ETFs have attracted trillions of dollars in assets partly because of their tax-efficient structure. Unlike mutual funds, ETFs can generally avoid distributing taxable capital gains through their in-kind creation and redemption mechanism. In taxable brokerage accounts, that advantage can add meaningful after-tax returns over time.
But for the millions of Americans investing through 401(k)s and traditional IRAs, the ETF tax edge is largely irrelevant.
That’s because retirement accounts are already tax-advantaged. Investors typically do not owe annual taxes on capital gains, dividends, or portfolio turnover inside a 401(k). Instead, taxes are deferred until withdrawals begin. As a result, many retirement savers may be focusing on a feature that has little impact on their actual investment outcomes.
The Bigger Driver Of Returns
For retirement investors, factors such as contribution rates, employer matching programs, asset allocation, and fund expenses often matter far more than whether a portfolio is built with ETFs or mutual funds.
A worker contributing enough to capture a full employer match could generate an immediate return that far exceeds any incremental tax benefit associated with ETF ownership. Likewise, maintaining consistent contributions through market cycles can have a much larger impact on long-term wealth accumulation than choosing between two low-cost index vehicles tracking the same benchmark.
The distinction is particularly relevant because most workplace retirement plans still rely heavily on mutual funds. While ETFs dominate flows in taxable brokerage accounts, mutual funds remain the primary investment option in 401(k) plans due to the retirement industry’s infrastructure, record keeping systems, and automatic contribution features.
Why Mutual Funds Continue To Dominate 401(k)s
Many retirement plans offer low-cost index mutual funds that closely mirror popular ETFs.
For example, investors often have access to S&P 500 index mutual funds with expense ratios comparable to widely held ETF products such as Vanguard S&P 500 ETF. In those cases, the tax-efficiency advantage that helps ETFs stand out in taxable accounts largely disappears inside a retirement plan.
Mutual funds also retain an operational advantage for retirement savers because they are designed to accommodate payroll deductions, automatic investments, and fractional contributions without requiring intraday trading.

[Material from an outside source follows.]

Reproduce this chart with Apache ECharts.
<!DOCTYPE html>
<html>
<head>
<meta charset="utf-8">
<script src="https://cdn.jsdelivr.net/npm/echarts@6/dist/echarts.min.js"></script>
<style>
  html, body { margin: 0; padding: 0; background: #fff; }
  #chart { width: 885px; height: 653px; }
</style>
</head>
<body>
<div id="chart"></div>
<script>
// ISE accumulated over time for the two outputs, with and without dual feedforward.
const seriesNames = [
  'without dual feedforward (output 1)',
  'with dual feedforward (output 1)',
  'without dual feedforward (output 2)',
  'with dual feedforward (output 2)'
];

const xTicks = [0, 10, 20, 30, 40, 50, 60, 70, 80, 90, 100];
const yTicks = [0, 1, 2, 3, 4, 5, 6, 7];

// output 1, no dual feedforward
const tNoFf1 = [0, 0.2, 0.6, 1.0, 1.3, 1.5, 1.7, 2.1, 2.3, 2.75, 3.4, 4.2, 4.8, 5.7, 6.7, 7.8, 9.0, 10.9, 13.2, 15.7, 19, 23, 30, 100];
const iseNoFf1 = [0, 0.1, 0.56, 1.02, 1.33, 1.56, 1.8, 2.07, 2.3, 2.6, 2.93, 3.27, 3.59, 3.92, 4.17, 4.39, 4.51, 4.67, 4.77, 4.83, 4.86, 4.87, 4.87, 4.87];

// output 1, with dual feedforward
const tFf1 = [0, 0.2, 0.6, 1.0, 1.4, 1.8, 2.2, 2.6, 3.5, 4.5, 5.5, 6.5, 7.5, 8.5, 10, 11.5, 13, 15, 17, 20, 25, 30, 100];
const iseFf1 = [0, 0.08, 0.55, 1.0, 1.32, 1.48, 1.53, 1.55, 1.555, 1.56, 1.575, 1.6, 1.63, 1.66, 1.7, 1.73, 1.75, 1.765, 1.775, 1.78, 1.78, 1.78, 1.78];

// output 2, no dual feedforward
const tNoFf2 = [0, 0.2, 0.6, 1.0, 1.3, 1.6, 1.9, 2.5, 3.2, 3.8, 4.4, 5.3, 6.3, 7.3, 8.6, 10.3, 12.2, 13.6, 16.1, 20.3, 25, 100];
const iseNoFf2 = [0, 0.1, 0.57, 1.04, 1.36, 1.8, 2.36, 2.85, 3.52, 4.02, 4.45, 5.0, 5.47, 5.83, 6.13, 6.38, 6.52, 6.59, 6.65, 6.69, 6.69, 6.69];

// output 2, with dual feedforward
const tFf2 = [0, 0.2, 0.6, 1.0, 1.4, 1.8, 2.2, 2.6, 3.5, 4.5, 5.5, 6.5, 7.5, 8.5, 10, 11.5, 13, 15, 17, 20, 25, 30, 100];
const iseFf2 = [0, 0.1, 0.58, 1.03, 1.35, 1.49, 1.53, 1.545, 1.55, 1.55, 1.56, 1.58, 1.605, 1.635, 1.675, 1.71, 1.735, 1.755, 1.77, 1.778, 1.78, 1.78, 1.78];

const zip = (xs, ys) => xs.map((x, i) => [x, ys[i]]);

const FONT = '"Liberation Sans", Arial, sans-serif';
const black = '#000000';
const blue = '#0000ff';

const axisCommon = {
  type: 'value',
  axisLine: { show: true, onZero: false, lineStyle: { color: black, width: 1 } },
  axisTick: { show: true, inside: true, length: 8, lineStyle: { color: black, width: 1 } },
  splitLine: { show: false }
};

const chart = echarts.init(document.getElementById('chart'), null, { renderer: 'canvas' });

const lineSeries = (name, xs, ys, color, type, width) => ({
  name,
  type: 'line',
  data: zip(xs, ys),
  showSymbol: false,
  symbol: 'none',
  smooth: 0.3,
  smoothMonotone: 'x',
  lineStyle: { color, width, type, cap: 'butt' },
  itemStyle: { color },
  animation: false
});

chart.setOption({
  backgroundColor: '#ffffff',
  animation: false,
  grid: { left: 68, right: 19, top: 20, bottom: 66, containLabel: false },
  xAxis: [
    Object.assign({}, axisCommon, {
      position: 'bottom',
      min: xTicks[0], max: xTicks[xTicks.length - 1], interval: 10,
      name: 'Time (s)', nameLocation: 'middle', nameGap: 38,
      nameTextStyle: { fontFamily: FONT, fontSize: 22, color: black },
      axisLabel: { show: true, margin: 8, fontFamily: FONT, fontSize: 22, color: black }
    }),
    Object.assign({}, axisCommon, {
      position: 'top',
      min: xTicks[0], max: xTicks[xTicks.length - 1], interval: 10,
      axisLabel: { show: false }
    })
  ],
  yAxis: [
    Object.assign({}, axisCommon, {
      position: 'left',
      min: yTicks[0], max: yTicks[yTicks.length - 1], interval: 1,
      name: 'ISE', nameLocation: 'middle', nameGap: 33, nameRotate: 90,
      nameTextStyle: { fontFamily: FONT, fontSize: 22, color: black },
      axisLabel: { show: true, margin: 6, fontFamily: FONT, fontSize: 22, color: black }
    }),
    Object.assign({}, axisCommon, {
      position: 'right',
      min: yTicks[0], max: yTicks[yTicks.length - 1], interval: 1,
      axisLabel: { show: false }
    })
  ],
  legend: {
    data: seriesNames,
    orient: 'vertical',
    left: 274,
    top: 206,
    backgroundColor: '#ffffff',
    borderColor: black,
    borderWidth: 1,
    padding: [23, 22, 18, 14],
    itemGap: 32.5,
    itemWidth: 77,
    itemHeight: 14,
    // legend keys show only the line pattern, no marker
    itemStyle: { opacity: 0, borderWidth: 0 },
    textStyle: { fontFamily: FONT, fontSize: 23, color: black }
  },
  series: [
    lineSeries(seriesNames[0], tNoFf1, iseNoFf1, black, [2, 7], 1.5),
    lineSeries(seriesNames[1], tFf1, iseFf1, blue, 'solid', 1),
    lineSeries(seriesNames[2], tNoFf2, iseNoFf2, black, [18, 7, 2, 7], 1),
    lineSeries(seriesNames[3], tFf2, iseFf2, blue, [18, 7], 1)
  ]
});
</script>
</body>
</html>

What It Means For ETF Investors
The takeaway is not that ETFs are losing their edge. Rather, their biggest structural advantage is most valuable in taxable accounts, where avoiding capital gains distributions can improve after-tax returns.

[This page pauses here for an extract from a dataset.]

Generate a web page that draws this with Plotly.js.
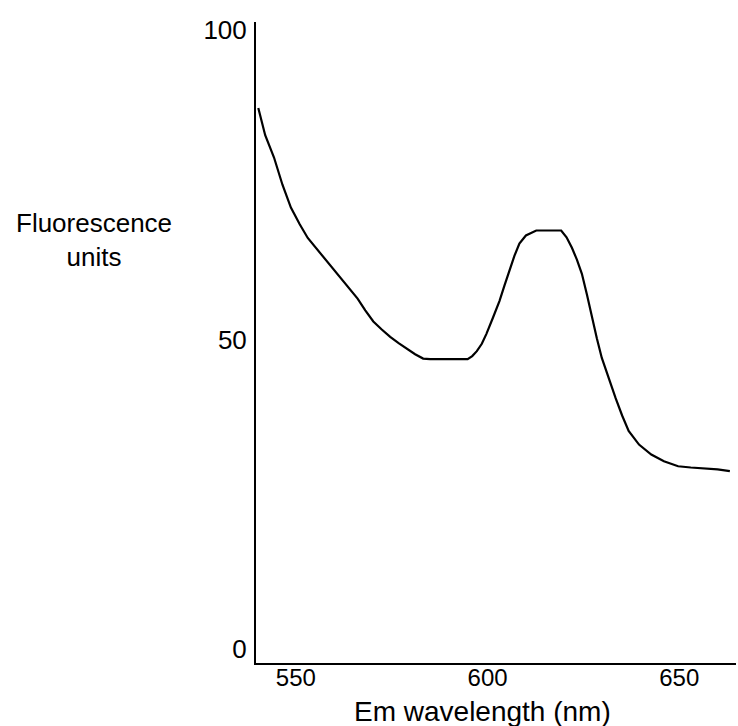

For retirement investors, however, the focus may be better placed elsewhere, such as maximizing contributions, minimizing fees, maintaining diversification, and staying invested through market volatility.
As ETFs continue to gather assets from traditional mutual funds, the industry’s marketing message may increasingly need to shift from tax efficiency toward lower costs, portfolio flexibility, and access to specialized investment strategies. For many retirement savers, the real wealth-building advantage is not choosing ETFs over mutual funds, rather, it’s consistently funding their accounts regardless of the wrapper holding the investments.